From a Tweet to the Sacramento Bee

After being in PR for a few years, I was accustomed to making my clients be a part of the story, but not actually being a part of the story myself. On Wednesday as I was driving with my family to Redwood City for Thanksgiving I was reading "Tweets" when I noticed that the Sacramento Bee was seeking to talk to people receiving a subsidy that helps pay for health insurance coverage for the unemployed (see graphic). Since I currently benefit from the subsidy, I figured I would e-mail the writer to see if I could help. I quickly got a phone call back and on Sunday, my story and those of others were featured in an article on the COBRA subsidy expiring for people who signed up when it was first implemented.
After the story was published and remembering when I was contacted through Facebook a few months ago to be part of a story on new home ownership, I began to think about how reporters are now able to reach a much broader audience when seeking people to interview. In the past they could talk with their family, friends and co-workers, hang out in a public space with a sign or hope to get a call from a PR pro who knew of just the right person. Now they have a variety of services available to them. They can reach out in seconds to thousands of people through their personal/outlet Facebook pages, with a Tweet or they can use free services like Peter Shankman's "Help a Reporter Out" (aka HARO).

How does this change life for a reporter? How does this change life for a PR pro? How does this change the way the public interacts with the media? How does this change the way we get our news?

I don't have answers to all of them, but I do see social media as an opportunity for reporters and news outlets to better connect with all of their readers (viewers) and allow the public to become part of the story (besides, who doesn't like to see their name in the newspaper every so often?).
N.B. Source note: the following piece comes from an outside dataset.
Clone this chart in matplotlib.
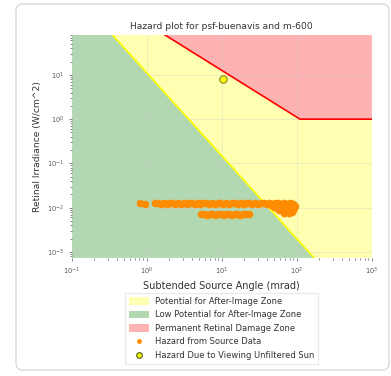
"""
Hazard plot (retinal irradiance vs subtended source angle) for psf-buenavis and m-600.
"""

import matplotlib

matplotlib.use("Agg")

import matplotlib.pyplot as plt
from matplotlib.lines import Line2D
from matplotlib.patches import FancyBboxPatch, Patch

# axis limits
X_LIMITS = [0.1, 1000.0]
Y_LIMITS = [7.3e-4, 80.0]

# zone boundaries (mrad, W/cm^2)
AFTERIMAGE_X = [0.35, 170.0]
AFTERIMAGE_Y = [80.0, 7.3e-4]
BURN_X = [1.75, 110.0, 1000.0]
BURN_Y = [80.0, 1.0, 1.0]

# unfiltered sun
SUN_X = [10.4]
SUN_Y = [8.0]

# hazard points from source data
HAZARD_X = [
    0.82, 0.95, 1.30, 1.42, 1.55, 1.70, 1.85, 2.0, 2.2, 2.4, 2.6, 2.85, 3.1,
    3.4, 3.7, 4.0, 4.4, 4.8, 5.2, 5.7, 6.2, 6.8, 7.4, 8.1, 8.8, 9.6, 10.5,
    11.5, 12.5, 13.7, 15.0, 16.4, 17.9, 19.5, 21.3, 23.3, 25.4, 27.8, 30.3,
    33.1, 36.2, 39.5, 43.2, 47.2, 51.5, 56.3, 61.5, 67.2, 73.4, 80.2, 86.0,
    # rounded end of the cluster
    45.0, 50.0, 55.0, 60.0, 65.0, 70.0, 76.0, 82.0, 88.0, 92.0, 94.0, 90.0,
    72.0, 80.0, 65.0, 85.0, 58.0, 68.0, 78.0, 86.0,
    # lower band
    5.3, 5.8, 6.3, 6.9, 7.5, 8.2, 8.9, 9.7, 10.6, 11.5, 12.5, 13.6, 14.8,
    16.1, 17.5, 19.0, 20.8, 23.0,
]
HAZARD_Y = [
    0.0130, 0.0122, 0.0125, 0.0128, 0.0124, 0.0127, 0.0123, 0.0128, 0.0125,
    0.0122, 0.0127, 0.0124, 0.0128, 0.0123, 0.0126, 0.0129, 0.0124, 0.0127,
    0.0123, 0.0128, 0.0125, 0.0122, 0.0127, 0.0124, 0.0128, 0.0125, 0.0123,
    0.0127, 0.0124, 0.0128, 0.0125, 0.0122, 0.0127, 0.0124, 0.0128, 0.0125,
    0.0123, 0.0127, 0.0124, 0.0128, 0.0125, 0.0122, 0.0127, 0.0124, 0.0128,
    0.0125, 0.0123, 0.0127, 0.0124, 0.0126, 0.0122,
    0.0112, 0.0106, 0.0100, 0.0094, 0.0088, 0.0083, 0.0079, 0.0080, 0.0087,
    0.0097, 0.0109, 0.0119, 0.0108, 0.0098, 0.0114, 0.0118, 0.0088, 0.0076,
    0.0074, 0.0078,
    0.0071, 0.0072, 0.0070, 0.0072, 0.0071, 0.0070, 0.0072, 0.0071, 0.0070,
    0.0072, 0.0071, 0.0070, 0.0072, 0.0071, 0.0070, 0.0072, 0.0071, 0.0072,
]

TITLE = "Hazard plot for psf-buenavis and m-600"


def main():
    fig = plt.figure(figsize=(3.91, 3.76), dpi=100, facecolor="white")

    # card outline around the whole figure
    card = FancyBboxPatch(
        (16 / 391, 6 / 376), 373 / 391, 366 / 376,
        boxstyle="round,pad=0,rounding_size=0.018",
        transform=fig.transFigure, facecolor="none",
        edgecolor="#d9d9d9", linewidth=1.0, zorder=-1,
    )
    fig.patches.append(card)

    ax = fig.add_axes([0.1834, 0.314, 0.7677, 0.593])
    ax.set_xscale("log")
    ax.set_yscale("log")
    x0, x1 = X_LIMITS
    y0, y1 = Y_LIMITS

    # zones
    green_x = [x0, x0] + AFTERIMAGE_X
    green_y = [y0, y1] + AFTERIMAGE_Y
    yellow_x = AFTERIMAGE_X + [x1, x1] + BURN_X[::-1][1:]
    yellow_y = AFTERIMAGE_Y + [y0, BURN_Y[-1]] + BURN_Y[::-1][1:]
    red_x = BURN_X + [x1]
    red_y = BURN_Y + [y1]
    ax.fill(yellow_x, yellow_y, color="yellow", alpha=0.3, lw=0)
    ax.fill(green_x, green_y, color="green", alpha=0.3, lw=0)
    ax.fill(red_x, red_y, color="red", alpha=0.3, lw=0)

    ax.plot(AFTERIMAGE_X, AFTERIMAGE_Y, color="yellow", linewidth=1.2)
    ax.plot(BURN_X, BURN_Y, color="red", linewidth=1.2)

    ax.plot(HAZARD_X, HAZARD_Y, "o", color="darkorange", markersize=5.5,
            markeredgewidth=0, linestyle="none")
    ax.plot(SUN_X, SUN_Y, "o", markerfacecolor="yellow",
            markeredgecolor="#9a9a3a", markeredgewidth=1.0, markersize=5.3)

    ax.set_xlim(x0, x1)
    ax.set_ylim(y0, y1)
    ax.grid(True, which="major", color="#cccccc", alpha=0.4, linewidth=0.6)
    for spine in ax.spines.values():
        spine.set_visible(False)
    ax.tick_params(axis="both", which="both", labelsize=4.8, colors="#555555",
                   length=2, width=0.5)
    ax.tick_params(axis="both", which="minor", length=1.2)

    ax.set_title(TITLE, fontsize=6.6, color="#333333", pad=4)
    ax.set_xlabel("Subtended Source Angle (mrad)", fontsize=7, color="#333333", labelpad=3)
    ax.set_ylabel("Retinal Irradiance (W/cm^2)", fontsize=6.6, color="#333333", labelpad=4)

    handles = [
        Patch(facecolor="yellow", alpha=0.3, edgecolor="none"),
        Patch(facecolor="green", alpha=0.3, edgecolor="none"),
        Patch(facecolor="red", alpha=0.3, edgecolor="none"),
        Line2D([], [], marker="o", linestyle="none", color="darkorange",
               markersize=3.5, markeredgewidth=0),
        Line2D([], [], marker="o", linestyle="none", markerfacecolor="yellow",
               markeredgecolor="#6b7a2a", markersize=4, markeredgewidth=1.0),
    ]
    labels = [
        "Potential for After-Image Zone",
        "Low Potential for After-Image Zone",
        "Permanent Retinal Damage Zone",
        "Hazard from Source Data",
        "Hazard Due to Viewing Unfiltered Sun",
    ]
    legend = fig.legend(handles, labels, loc="upper center",
                        bbox_to_anchor=(0.567, 0.233), fontsize=6.0,
                        frameon=True, fancybox=False, edgecolor="#e6e6e6",
                        handlelength=2.4, handleheight=1.0, handletextpad=0.7,
                        labelspacing=0.55, borderpad=0.5)
    for text in legend.get_texts():
        text.set_color("#333333")

    fig.savefig("out.png", dpi=100, facecolor="white")
    plt.close(fig)


if __name__ == "__main__":
    main()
It means that PR pros need to have clients at the ready to help reporters when the reporter needs them, not necessarily when the client wants the reporter (although once the relationship is established it might be easier for your client to get in a future story or be the story). For the public it means an opportunity to be part of the story, instead of a silent member of the audience. As for how does it change the way we get our news? I have noticed that in many cases (especially when I am traveling) I get most of my news from the 140 characters the news outlet provides and if a certain story peaks my interest they I can click through and read the rest of the story or research the topic further.

No I don't think that social media will replace a news outlet Web site, at least in the near future, but tools like Twitter and Facebook do give readers the opportunity to read the stories they want to read and be a more active participant in how each story is created and it gives writers a new way to connect with their audience and build them into each story they write. What are your thoughts?